Tell me and I forget. Teach me and I remember. Involve me and I learn. Benjamin Franklin

Thursday, December 27, 2012

Slavoj Zizek and the role of the philosopher

Slavoj Zizek and the role of the philosopher Zizek "disrupts" ideological structures, the underside of acceptable philosophical, religious and political discourses

Al-Jazeera
25 Dec 2012 

There are many important and active philosophers today: Judith Butler in the United States, Simon Critchley in England, Victoria Camps in Spain, Jean-Luc Nancy in France, Chantal Mouffe in Belgium, Gianni Vattimo in Italy, Peter Sloterdijk in Germany and in Slovenia, Slavoj Zizek, not to mention others working in Brazil, Australia and China.

None is better than the others. All are simply different, pursue different philosophical traditions, write in different styles and, most of all, propose different interpretations. 

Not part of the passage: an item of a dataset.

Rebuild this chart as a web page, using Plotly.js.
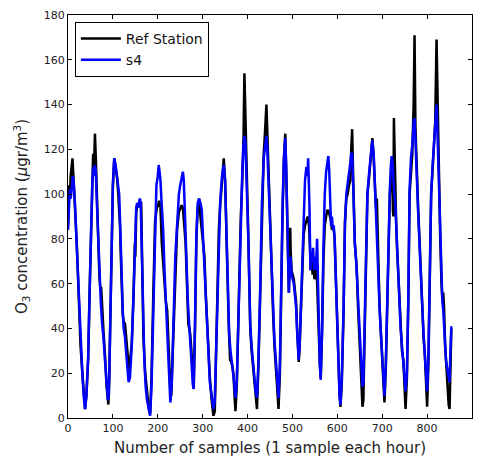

While all these philosophers have become points of references within the philosophical community, few have managed to overcome its boundaries and become public intellectuals intensely engaged in our cultural and political life as did Hannah Arendt (with the Eichmann trial), Jean-Paul Sartre (in the protests of May 1968) and Michel Foucault (with the Iranian revolution). 

These philosophers became public intellectuals not simply because of their original philosophical projects or the exceptional political events of their epochs, but rather because their thoughts were drawn by these events. But how can an intellectual respond to the events of his epoch in order to contribute in a productive manner? 

In order to respond, as Edward Said once said, the intellectual has to be "an outsider, living in self-imposed exile, and on the margins of society", that is, free from academic, religious and political establishments; otherwise, he or she will simply submit to the inevitability of events.